Direction:
Tell how many lines have the string "document" in them, and write nothing besides the number.

Data shown:
+-------+

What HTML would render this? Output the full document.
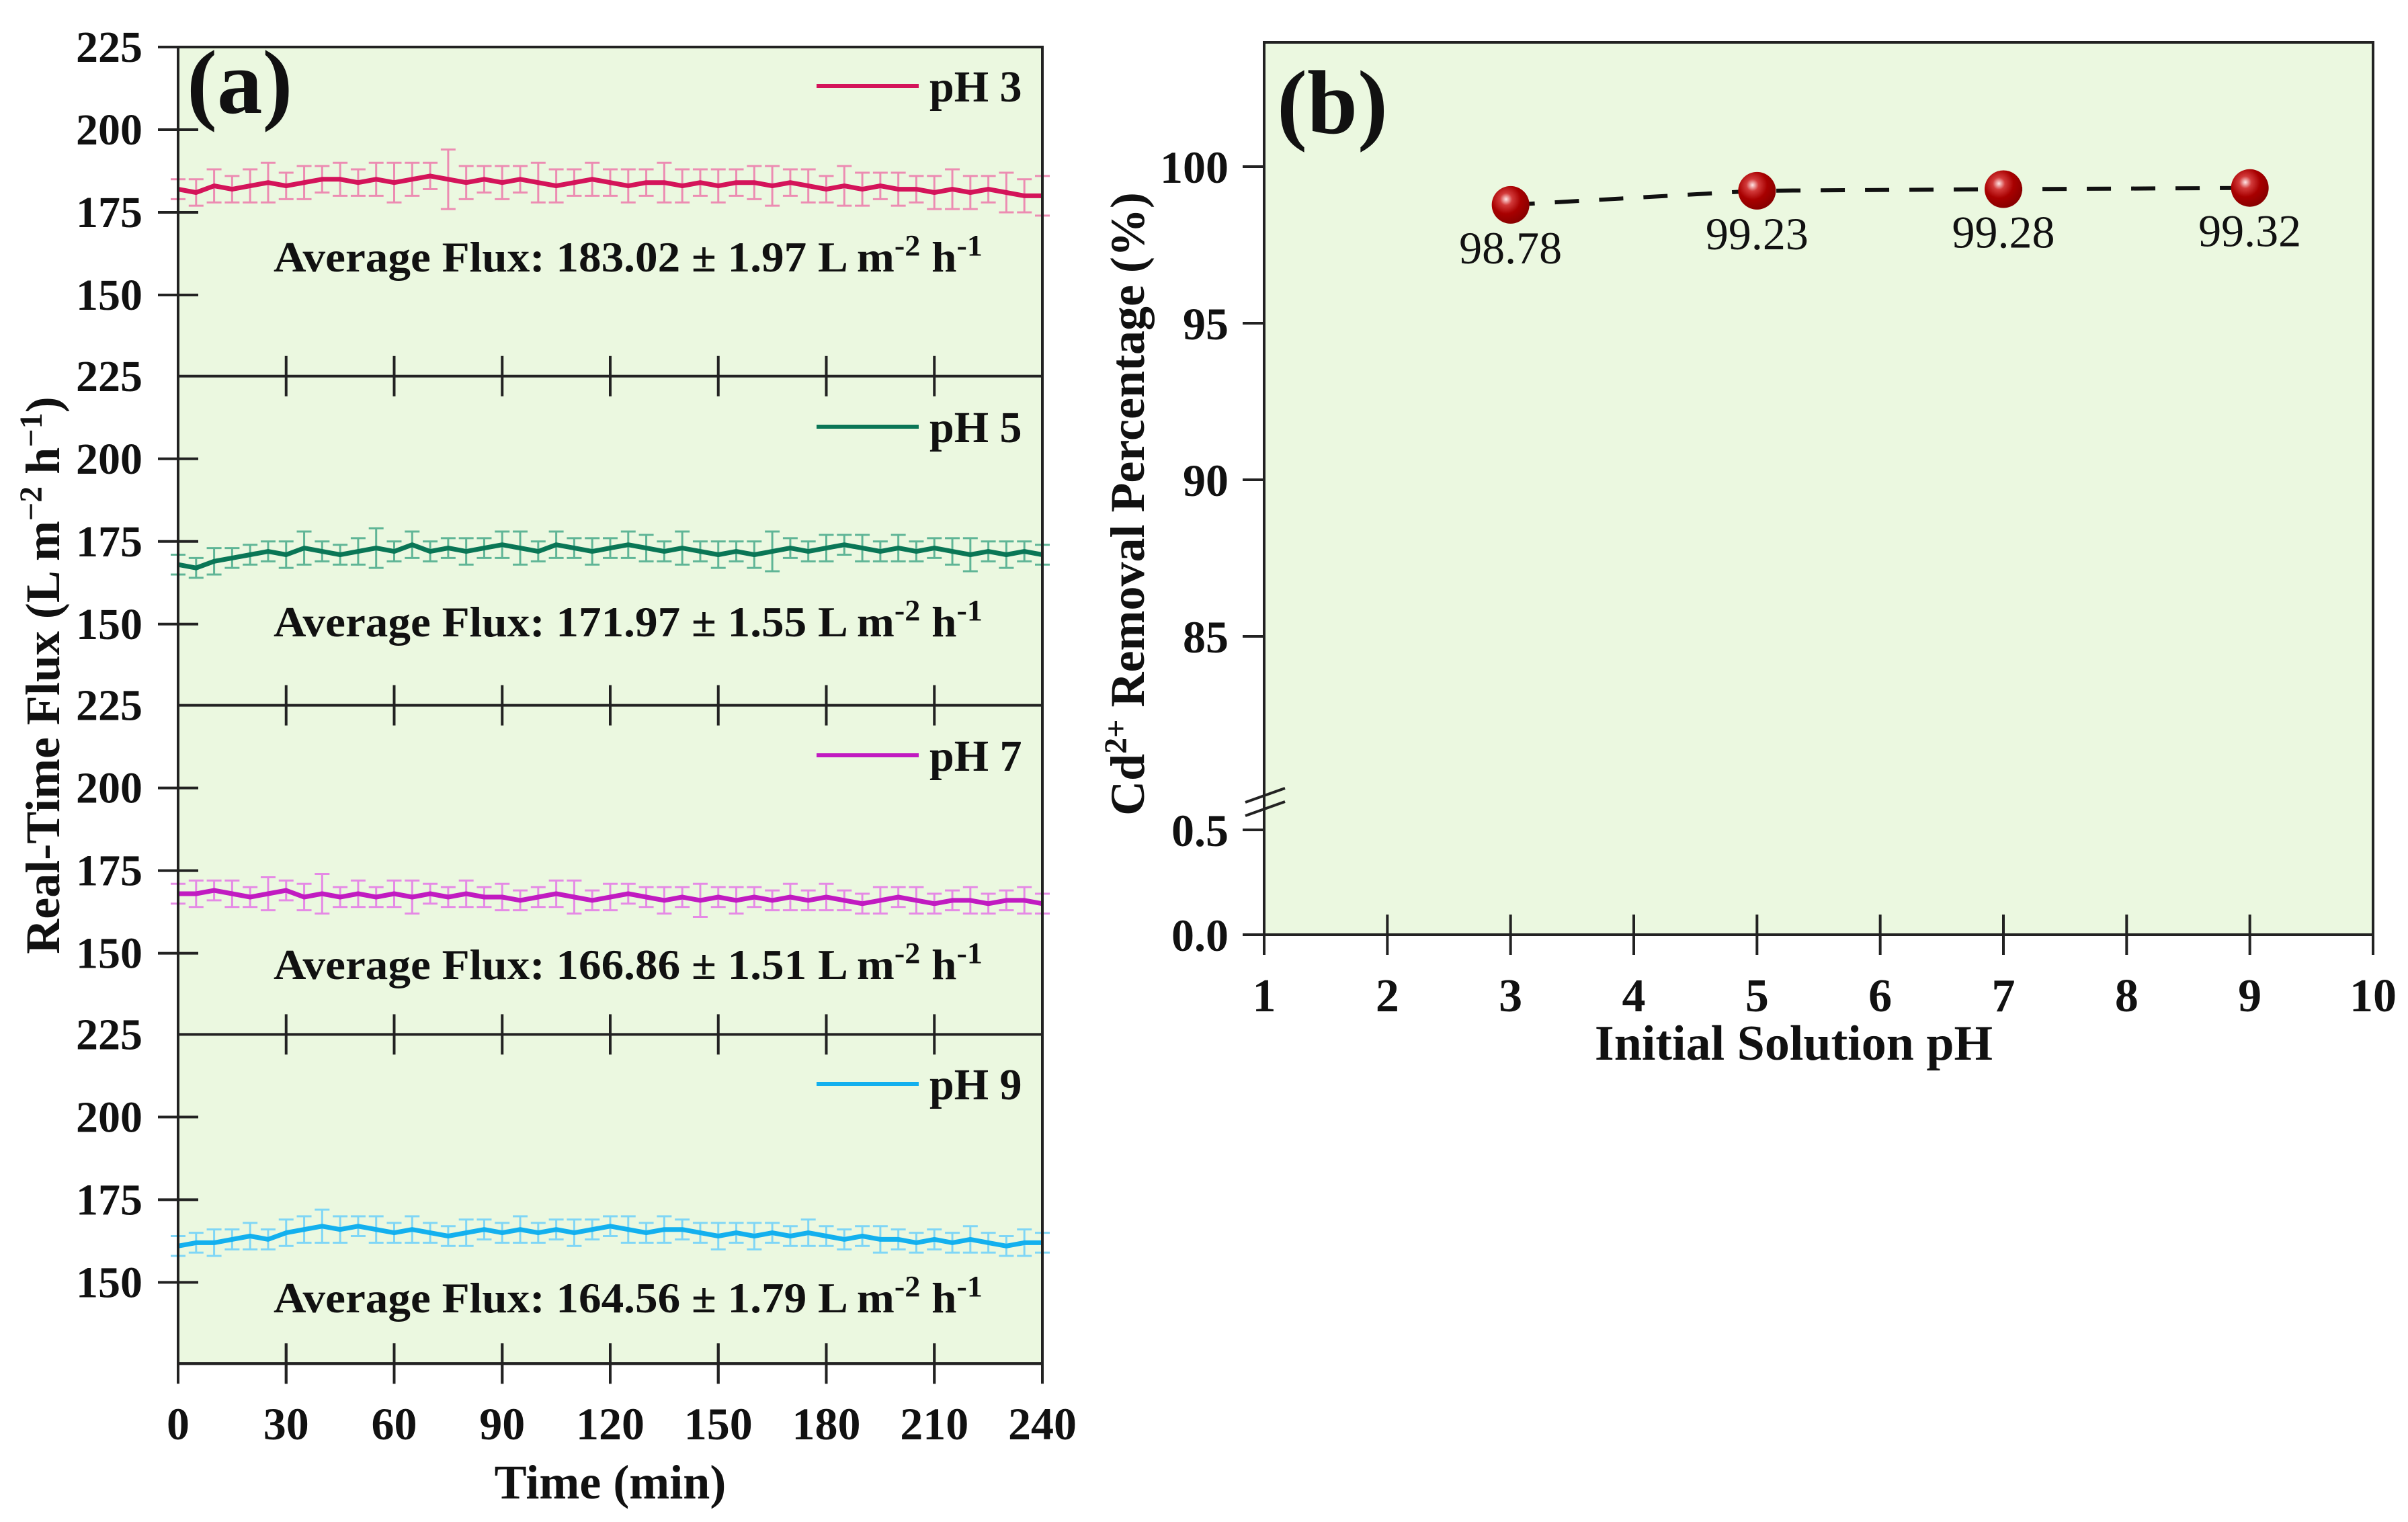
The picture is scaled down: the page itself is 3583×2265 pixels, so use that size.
<!DOCTYPE html>
<html><head><meta charset="utf-8"><style>
html,body{margin:0;padding:0;background:#fff;}
svg{display:block;font-family:"Liberation Serif",serif;}
</style></head><body>
<svg id="fig" width="3583" height="2265" viewBox="0 0 3583 2265" xmlns="http://www.w3.org/2000/svg"></svg>
<script>
// ---------- Panel (a) data ----------
const timeStep = 5; // minutes between points
const fluxPH3 = [182,181,183,182,183,184,183,184,185,185,184,185,184,185,186,185,184,185,184,185,184,183,184,185,184,183,184,184,183,184,183,184,184,183,184,183,182,183,182,183,182,182,181,182,181,182,181,180,180];
const errPH3 = [3,4,5,4,5,6,4,5,4,5,4,5,6,5,4,9,5,4,5,4,6,5,4,5,4,5,4,6,5,4,5,4,5,6,4,5,4,6,5,4,5,4,5,6,5,4,6,5,6];
const fluxPH5 = [168,167,169,170,171,172,171,173,172,171,172,173,172,174,172,173,172,173,174,173,172,174,173,172,173,174,173,172,173,172,171,172,171,172,173,172,173,174,173,172,173,172,173,172,171,172,171,172,171];
const errPH5 = [3,3,4,3,3,3,4,5,3,3,4,6,3,4,3,3,4,3,4,5,3,4,3,4,3,4,4,3,5,3,4,3,4,6,3,3,4,3,4,3,4,3,3,4,5,3,4,3,3];
const fluxPH7 = [168,168,169,168,167,168,169,167,168,167,168,167,168,167,168,167,168,167,167,166,167,168,167,166,167,168,167,166,167,166,167,166,167,166,167,166,167,166,165,166,167,166,165,166,166,165,166,166,165];
const errPH7 = [3,4,3,4,3,5,3,4,6,3,4,3,4,5,3,3,4,3,4,3,3,4,5,3,4,3,3,4,3,5,3,4,3,3,4,3,4,3,3,4,3,4,3,3,4,3,3,4,3];
const fluxPH9 = [161,162,162,163,164,163,165,166,167,166,167,166,165,166,165,164,165,166,165,166,165,166,165,166,167,166,165,166,166,165,164,165,164,165,164,165,164,163,164,163,163,162,163,162,163,162,161,162,162];
const errPH9 = [3,3,4,3,4,3,4,4,5,4,3,4,3,4,3,3,4,3,3,4,3,3,4,3,3,4,3,4,3,3,4,3,4,3,3,4,3,3,3,4,3,3,3,3,4,3,3,4,3];
const panelLabels = ["pH 3","pH 5","pH 7","pH 9"];
const avgTexts = ["183.02 ± 1.97","171.97 ± 1.55","166.86 ± 1.51","164.56 ± 1.79"];
const timeTicks = [0,30,60,90,120,150,180,210,240];
const fluxTicks = [150,175,200,225];
// ---------- Panel (b) data ----------
const phValues = [3,5,7,9];
const removal = [98.78,99.23,99.28,99.32];
const removalLabels = ["98.78","99.23","99.28","99.32"];
const phTicks = [1,2,3,4,5,6,7,8,9,10];
const upperTicks = [85,90,95,100];
const lowerTicks = ["0.0","0.5"];

const NS="http://www.w3.org/2000/svg";
const svg=document.getElementById('fig');
function mk(tag,attrs,parent,text){const e=document.createElementNS(NS,tag);for(const k in attrs)e.setAttribute(k,attrs[k]);if(text!==undefined)e.textContent=text;(parent||svg).appendChild(e);return e;}

// ---------- Panel (a) ----------
const AX0=265, AX1=1551, AT=70, PH=489.8;
const xA=t=>AX0+(t/240)*(AX1-AX0);
const series=[
 {v:fluxPH3,e:errPH3,c:"#d4145a",ec:"#ec8cb2"},
 {v:fluxPH5,e:errPH5,c:"#0a7656",ec:"#5fb596"},
 {v:fluxPH7,e:errPH7,c:"#c11bc1",ec:"#e58ae5"},
 {v:fluxPH9,e:errPH9,c:"#13b0ee",ec:"#7fd6f6"}];
const legendY=[128,635,1124,1613];
const avgY=[382,925,1435,1931];
const gA=mk('g',{});


const bgA=mk('rect',{x:AX0,y:AT,width:AX1-AX0,height:4*PH,fill:"#ebf8e0"},gA);


series.forEach((s,i)=>{
  const top=AT+i*PH;
  const yA=v=>top+(225-v)/25*123;
  const g=mk('g',{},gA);
  
  
  s.v.forEach((v,k)=>{
    const x=xA(k*timeStep), y1=yA(v-s.e[k]), y2=yA(v+s.e[k]);
    const eb=mk('path',{d:`M${x} ${y1}V${y2}M${x-11} ${y1}H${x+11}M${x-11} ${y2}H${x+11}`,stroke:s.ec,'stroke-width':3,fill:'none'},g);
    
    
  });
  const pts=s.v.map((v,k)=>`${xA(k*timeStep).toFixed(1)},${yA(v).toFixed(1)}`).join(' ');
  const ln=mk('polyline',{points:pts,fill:'none',stroke:s.c,'stroke-width':7,'stroke-linejoin':'round'},g);
  
  
  fluxTicks.forEach(t=>{
    const y=yA(t);
    if(t!==225) { const tk=mk('line',{x1:AX0-30,x2:AX0+30,y1:y,y2:y,stroke:'#222','stroke-width':4},g);
        }
    const lb=mk('text',{x:212,y:y+22,'text-anchor':'end','font-size':66,'font-weight':'bold',fill:'#111'},g,String(t));
    
    
  });
  const yb=top+PH;
  timeTicks.forEach(t=>{
    if(t===0||t===240) return;
    const tk=mk('line',{x1:xA(t),x2:xA(t),y1:yb-30,y2:yb+30,stroke:'#222','stroke-width':4},g);
    
    
  });
  const sep=mk('line',{x1:AX0,x2:AX1,y1:yb,y2:yb,stroke:'#222','stroke-width':4},g);
  
  
  const lg=mk('line',{x1:1215,x2:1367,y1:legendY[i],y2:legendY[i],stroke:s.c,'stroke-width':6},g);
  
  
  const lt=mk('text',{x:1383,y:legendY[i]+23,'font-size':66,'font-weight':'bold',fill:'#111'},g,panelLabels[i]);
  
  
  const at=mk('text',{x:407,y:avgY[i]+22,'font-size':64,'font-weight':'bold',fill:'#111',textLength:1055,lengthAdjust:'spacingAndGlyphs'},g);
  
  
  mk('tspan',{},at,'Average Flux: '+avgTexts[i]+' L m');
  mk('tspan',{dy:-24,'font-size':44},at,'-2');
  mk('tspan',{dy:24},at,' h');
  mk('tspan',{dy:-24,'font-size':44},at,'-1');
});
const frA=mk('rect',{x:AX0,y:AT,width:AX1-AX0,height:4*PH,fill:'none',stroke:'#222','stroke-width':4},gA);


const yAxisTick225=mk('line',{x1:AX0-30,x2:AX0,y1:AT,y2:AT,stroke:'#222','stroke-width':4},gA);


const yBot=AT+4*PH;
timeTicks.forEach(t=>{
  const tk=mk('line',{x1:xA(t),x2:xA(t),y1:yBot-30,y2:yBot+30,stroke:'#222','stroke-width':4},gA);
  
  
  const lb=mk('text',{x:xA(t),y:2142,'text-anchor':'middle','font-size':68,'font-weight':'bold',fill:'#111'},gA,String(t));
  
  
});
const xt=mk('text',{x:908,y:2230,'text-anchor':'middle','font-size':72,'font-weight':'bold',fill:'#111'},gA,'Time (min)');


const yt=mk('text',{x:0,y:0,'text-anchor':'middle','font-size':72,'font-weight':'bold',fill:'#111',transform:'translate(88,1005) rotate(-90)'},gA);


mk('tspan',{},yt,'Real-Time Flux (L m');
mk('tspan',{dy:-26,'font-size':48},yt,'−2');
mk('tspan',{dy:26},yt,' h');
mk('tspan',{dy:-26,'font-size':48},yt,'−1');
mk('tspan',{dy:26},yt,')');
const la=mk('text',{x:278,y:168,'font-size':135,'font-weight':'bold',fill:'#111'},gA,'(a)');



// ---------- Panel (b) ----------
const BX0=1881,BX1=3531,BT=63,BB=1391;
const xB=p=>BX0+(p-1)/9*(BX1-BX0);
const yB=v=> v>=50 ? 248+(100-v)*46.6 : 1391-v*312;
const gB=mk('g',{});


const bgB=mk('rect',{x:BX0,y:BT,width:BX1-BX0,height:BB-BT,fill:'#ebf8e0',stroke:'#222','stroke-width':4},gB);


phTicks.forEach(p=>{
  const tk=mk('line',{x1:xB(p),x2:xB(p),y1:BB-30,y2:BB+30,stroke:'#222','stroke-width':4},gB);
  
  
  const lb=mk('text',{x:xB(p),y:1505,'text-anchor':'middle','font-size':70,'font-weight':'bold',fill:'#111'},gB,String(p));
  
  
});
upperTicks.forEach(t=>{
  const y=yB(t);
  const tk=mk('line',{x1:BX0-32,x2:BX0,y1:y,y2:y,stroke:'#222','stroke-width':4},gB);
  
  
  const lb=mk('text',{x:1828,y:y+24,'text-anchor':'end','font-size':68,'font-weight':'bold',fill:'#111'},gB,String(t));
  
  
});
lowerTicks.forEach(t=>{
  const y=yB(parseFloat(t));
  const tk=mk('line',{x1:BX0-32,x2:BX0,y1:y,y2:y,stroke:'#222','stroke-width':4},gB);
  
  
  const lb=mk('text',{x:1828,y:y+24,'text-anchor':'end','font-size':68,'font-weight':'bold',fill:'#111'},gB,t);
  
  
});
const brk=mk('path',{d:'M1853 1194L1912 1173M1853 1214L1912 1193',stroke:'#222','stroke-width':4,fill:'none'},gB);


const defs=mk('defs',{},svg);
const rg=mk('radialGradient',{id:'ball',cx:'0.38',cy:'0.35',r:'0.65'},defs);
mk('stop',{offset:'0','stop-color':'#ffe6e6'},rg);
mk('stop',{offset:'0.25','stop-color':'#d23a3a'},rg);
mk('stop',{offset:'0.6','stop-color':'#a80000'},rg);
mk('stop',{offset:'1','stop-color':'#8a0000'},rg);
const dl=mk('polyline',{points:phValues.map((p,i)=>`${xB(p)},${yB(removal[i])}`).join(' '),fill:'none',stroke:'#111','stroke-width':6,'stroke-dasharray':'36 30'},gB);


phValues.forEach((p,i)=>{
  const c=mk('circle',{cx:xB(p),cy:yB(removal[i]),r:28,fill:'url(#ball)'},gB);
  
  
  const lb=mk('text',{x:xB(p),y:yB(removal[i])+87,'text-anchor':'middle','font-size':68,fill:'#111'},gB,removalLabels[i]);
  
  
});
const xbt=mk('text',{x:2669,y:1577,'text-anchor':'middle','font-size':74,'font-weight':'bold',fill:'#111'},gB,'Initial Solution pH');


const ybt=mk('text',{x:0,y:0,'text-anchor':'middle','font-size':72,'font-weight':'bold',fill:'#111',transform:'translate(1702,750) rotate(-90)'},gB);


mk('tspan',{},ybt,'Cd');
mk('tspan',{dy:-26,'font-size':48},ybt,'2+');
mk('tspan',{dy:26},ybt,' Removal Percentage (%)');
const lbB=mk('text',{x:1900,y:198,'font-size':135,'font-weight':'bold',fill:'#111'},gB,'(b)');


</script>
</body></html>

+-------+

Solved exercise:
3